I apologized, explained, and told her we'd have to start again, by which I meant the bed; the rest would have to wait. Again we brought it down on the floor and worked on the catch. Mae, who had felt horny, was beginning to feel rage. She was hanging over me, her lank hair shaking and that mobile mouth slurring obscene invective. I told her I wasn't very good at that sort of thing. She heckled: “And you call yourself a man!” “But not a mechanic,” I said, wincing as I lost skin to the damned catch. She said: “Wait a minute! I just remembered — I got instructions!” Bare, dripping perspiration, my desire slackening, I studied the leaflet she brought under the dim light bulb. It resembled the manual on detail-stripping a BAR, or the one for building the colonel's flytraps. Mae was gurgling Southern Comfort; I think she had already given up. But I felt challenged. Shafts, rods, gears — it completely baffled me. Still, I read on. Like Mount Everest for Mallory, the Murphy bed was There.

We made two more feeble attempts. If we had been physically compatible, I think I would have rolled us off the mattress and chanced the glass, the mousetraps, and whatever else lurked below. But it was useless. My strength was ebbing. By the time I grappled with my skivvies and khakis, I was not only frustrated, I was also suffering from motion sickness. I rolled off the levitating mattress and left Mae sprawled across the litter below, snoring and belching.
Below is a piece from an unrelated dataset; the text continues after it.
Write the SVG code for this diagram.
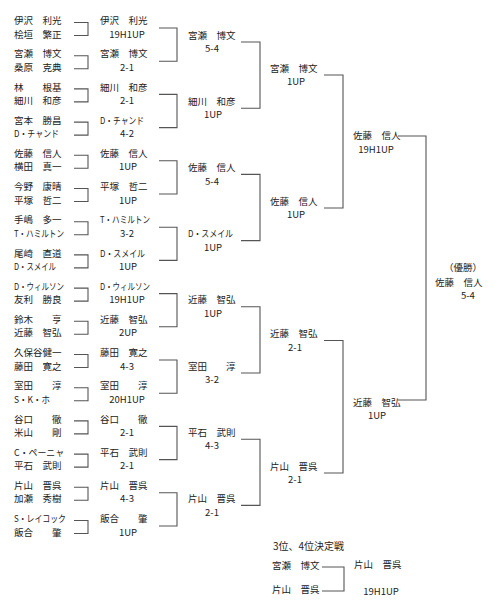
<svg xmlns="http://www.w3.org/2000/svg" width="502" height="600" viewBox="0 0 502 600">
<style>
text{font-family:"Noto Sans CJK JP","Noto Sans",sans-serif;font-size:9.5px;fill:#222}
.s{text-anchor:middle}
.e{text-anchor:end}
.h{font-size:10px}
#connectors path{fill:none;stroke:#555;stroke-width:1.1}
</style>
<rect width="502" height="600" fill="#fff"/>
<g id="connectors">
<path d="M74,22.5H88V35.5H74"/>
<path d="M74,55.7H88V68.7H74"/>
<path d="M74,88.9H88V101.9H74"/>
<path d="M74,122.1H88V135.1H74"/>
<path d="M74,155.3H88V168.3H74"/>
<path d="M74,188.5H88V201.5H74"/>
<path d="M74,221.7H88V234.7H74"/>
<path d="M74,254.9H88V267.9H74"/>
<path d="M74,288.1H88V301.1H74"/>
<path d="M74,321.3H88V334.3H74"/>
<path d="M74,354.5H88V367.5H74"/>
<path d="M74,387.7H88V400.7H74"/>
<path d="M74,420.9H88V433.9H74"/>
<path d="M74,454.1H88V467.1H74"/>
<path d="M74,487.3H88V500.3H74"/>
<path d="M74,520.5H88V533.5H74"/>
<path d="M159,28H177V61.2H159"/>
<path d="M159,94.4H177V127.6H159"/>
<path d="M159,160.8H177V194H159"/>
<path d="M159,227.2H177V260.4H159"/>
<path d="M159,293.6H177V326.8H159"/>
<path d="M159,360H177V393.2H159"/>
<path d="M159,426.4H177V459.6H159"/>
<path d="M159,492.8H177V526H159"/>
<path d="M241,42H260V108.2H241"/>
<path d="M241,174.4H260V240.6H241"/>
<path d="M241,306.8H260V373H241"/>
<path d="M241,439.2H260V505.4H241"/>
<path d="M324,75H343V208H324"/>
<path d="M324,340.5H343V473H324"/>
<path d="M398,136H426V400H398"/>
<path d="M322,567H344V591H322"/>
</g>
<g id="round1">
<g id="p0"><text x="14" y="24.1">伊沢　利光</text><text x="14" y="37.6">桧垣　繁正</text></g>
<g id="p1"><text x="14" y="57.3">宮瀬　博文</text><text x="14" y="70.8">桑原　克典</text></g>
<g id="p2"><text x="14" y="90.5">林　　根基</text><text x="14" y="104">細川　和彦</text></g>
<g id="p3"><text x="14" y="123.7">宮本　勝昌</text><text x="14" y="137.2" textLength="45" lengthAdjust="spacingAndGlyphs">D・チャンド</text></g>
<g id="p4"><text x="14" y="156.9">佐藤　信人</text><text x="14" y="170.4">横田　真一</text></g>
<g id="p5"><text x="14" y="190.1">今野　康晴</text><text x="14" y="203.6">平塚　哲二</text></g>
<g id="p6"><text x="14" y="223.3">手嶋　多一</text><text x="14" y="236.8" textLength="50" lengthAdjust="spacingAndGlyphs">T・ハミルトン</text></g>
<g id="p7"><text x="14" y="256.5">尾崎　直道</text><text x="14" y="270" textLength="42" lengthAdjust="spacingAndGlyphs">D・スメイル</text></g>
<g id="p8"><text x="14" y="289.7" textLength="50" lengthAdjust="spacingAndGlyphs">D・ウィルソン</text><text x="14" y="303.2">友利　勝良</text></g>
<g id="p9"><text x="14" y="322.9">鈴木　　亨</text><text x="14" y="336.4">近藤　智弘</text></g>
<g id="p10"><text x="14" y="356.1">久保谷健一</text><text x="14" y="369.6">藤田　寛之</text></g>
<g id="p11"><text x="14" y="389.3">室田　　淳</text><text x="14" y="402.8" textLength="36" lengthAdjust="spacingAndGlyphs">S・K・ホ</text></g>
<g id="p12"><text x="14" y="422.5">谷口　　徹</text><text x="14" y="436">米山　　剛</text></g>
<g id="p13"><text x="14" y="455.7" textLength="50" lengthAdjust="spacingAndGlyphs">C・ペーニャ</text><text x="14" y="469.2">平石　武則</text></g>
<g id="p14"><text x="14" y="488.9">片山　晋呉</text><text x="14" y="502.4">加瀬　秀樹</text></g>
<g id="p15"><text x="14" y="522.1" textLength="52" lengthAdjust="spacingAndGlyphs">S・レイコック</text><text x="14" y="535.6">飯合　　肇</text></g>
</g>
<g id="round2">
<g id="w0"><text x="100" y="24.1">伊沢　利光</text><text class="s" x="127" y="37.6">19H1UP</text></g>
<g id="w1"><text x="100" y="57.3">宮瀬　博文</text><text class="s" x="127" y="70.8">2-1</text></g>
<g id="w2"><text x="100" y="90.5">細川　和彦</text><text class="s" x="127" y="104">2-1</text></g>
<g id="w3"><text x="100" y="123.7" textLength="44" lengthAdjust="spacingAndGlyphs">D・チャンド</text><text class="s" x="127" y="137.2">4-2</text></g>
<g id="w4"><text x="100" y="156.9">佐藤　信人</text><text class="s" x="128" y="170.4">1UP</text></g>
<g id="w5"><text x="100" y="190.1">平塚　哲二</text><text class="s" x="128" y="203.6">1UP</text></g>
<g id="w6"><text x="100" y="223.3" textLength="50" lengthAdjust="spacingAndGlyphs">T・ハミルトン</text><text class="s" x="127" y="236.8">3-2</text></g>
<g id="w7"><text x="100" y="256.5" textLength="45" lengthAdjust="spacingAndGlyphs">D・スメイル</text><text class="s" x="128" y="270">1UP</text></g>
<g id="w8"><text x="100" y="289.7" textLength="50" lengthAdjust="spacingAndGlyphs">D・ウィルソン</text><text class="s" x="127" y="303.2">19H1UP</text></g>
<g id="w9"><text x="100" y="322.9">近藤　智弘</text><text class="s" x="128" y="336.4">2UP</text></g>
<g id="w10"><text x="100" y="356.1">藤田　寛之</text><text class="s" x="127" y="369.6">4-3</text></g>
<g id="w11"><text x="100" y="389.3">室田　　淳</text><text class="s" x="127" y="402.8">20H1UP</text></g>
<g id="w12"><text x="100" y="422.5">谷口　　徹</text><text class="s" x="127" y="436">2-1</text></g>
<g id="w13"><text x="100" y="455.7">平石　武則</text><text class="s" x="127" y="469.2">2-1</text></g>
<g id="w14"><text x="100" y="488.9">片山　晋呉</text><text class="s" x="127" y="502.4">4-3</text></g>
<g id="w15"><text x="100" y="522.1">飯合　　肇</text><text class="s" x="128" y="535.6">1UP</text></g>
</g>
<g id="round3">
<g id="q0"><text x="188" y="38.6">宮瀬　博文</text><text class="s" x="212" y="52.1">5-4</text></g>
<g id="q1"><text x="188" y="104.8">細川　和彦</text><text class="s" x="213" y="118.3">1UP</text></g>
<g id="q2"><text x="188" y="171">佐藤　信人</text><text class="s" x="212" y="184.5">5-4</text></g>
<g id="q3"><text x="188" y="237.2" textLength="45" lengthAdjust="spacingAndGlyphs">D・スメイル</text><text class="s" x="213" y="250.7">1UP</text></g>
<g id="q4"><text x="188" y="303.4">近藤　智弘</text><text class="s" x="213" y="316.9">1UP</text></g>
<g id="q5"><text x="188" y="369.6">室田　　淳</text><text class="s" x="212" y="383.1">3-2</text></g>
<g id="q6"><text x="188" y="435.8">平石　武則</text><text class="s" x="212" y="449.3">4-3</text></g>
<g id="q7"><text x="188" y="502">片山　晋呉</text><text class="s" x="212" y="515.5">2-1</text></g>
</g>
<g id="round4">
<g id="sf0"><text x="270" y="71.6">宮瀬　博文</text><text class="s" x="296" y="85.1">1UP</text></g>
<g id="sf1"><text x="270" y="204.6">佐藤　信人</text><text class="s" x="296" y="218.1">1UP</text></g>
<g id="sf2"><text x="270" y="337.1">近藤　智弘</text><text class="s" x="295" y="350.6">2-1</text></g>
<g id="sf3"><text x="270" y="469.6">片山　晋呉</text><text class="s" x="295" y="483.1">2-1</text></g>
</g>
<g id="round5">
<g id="f0"><text x="353" y="138.6">佐藤　信人</text><text class="s" x="376" y="152.6">19H1UP</text></g>
<g id="f1"><text x="353" y="405.6">近藤　智弘</text><text class="s" x="377" y="418.6">1UP</text></g>
</g>
<g id="champion"><text class="e" x="482" y="270.6">（優勝）</text><text x="435" y="285.6">佐藤　信人</text><text x="461" y="298.6">5-4</text></g>
<g id="third-place">
<text class="h" x="273" y="549.6">3位、4位決定戦</text>
<g id="tp0"><text x="272" y="569.1">宮瀬　博文</text></g>
<g id="tp1"><text x="272" y="592.6">片山　晋呉</text></g>
<g id="tpw"><text x="354" y="567.6">片山　晋呉</text><text class="s" x="381" y="594.6">19H1UP</text></g>
</g>
</svg>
The bottle was almost empty. I wanted to break it over either her head or the bedstead. But I was too tired, and too sore with lover's nuts, for either. Instead, I stumbled downstairs, found a pay phone, and called a taxi. Sexwise, my score was still zero to zero. And after paying the cabbie for the long trip, I was broke again. I couldn't even afford a tip. The driver was surly. I was surlier.

Nine hours later I led my section aboard the APA Morton, into a compartment below the waterline which would be our pent home throughout the seventeen-day voyage to Guadalcanal. Two light meals would be served each day; we would have to bolt each down, while standing, in a maximum of three minutes. We could expect to grow filthier each day; the only showers would be saltwater showers. We couldn't exercise — there was no room — or, for security reasons, remain on deck, where we might catch a breeze, after darkness. Already, as the winches shrieked and the transport built a welter of water beneath her hull, we were encountering one of the miseries of life on a transport: the deafening sound of the PA system, the blast of “The smoking lamp is out. Now sweepers, man your brooms! A clean sweep-down, fore and aft!”

But my thoughts were elsewhere just then. I wasn't thinking of Mae, or Taffy; not even of my mother. I was trying to make peace with my very personal, existential, Augustan faith, remembering Psalm 107, about men that go down to the sea in ships. Most fighting men cannot imagine their own deaths. All those I knew on that ship were confident that they would see America again. I wasn't; I had no premonition, but I knew the odds and was uncomforted by them. In any event, my destiny was nonnegotiable. I stood on the fantail, watching the California coastline recede as the Morton and the rest of the convoy began zigzagging to evade submarines. I was aware, and depressed by the knowledge, that this was probably my farewell to the United States. I hoped I would fight well. I felt ready; I felt that my men were ready. Then I made my way to the other end of the ship and peered westward across the gray expanse of water, superficially like my Atlantic but immeasurably larger and more vivid. Its name, considering the role it was about to play in our lives, was the ultimate irony. It was called Pacific.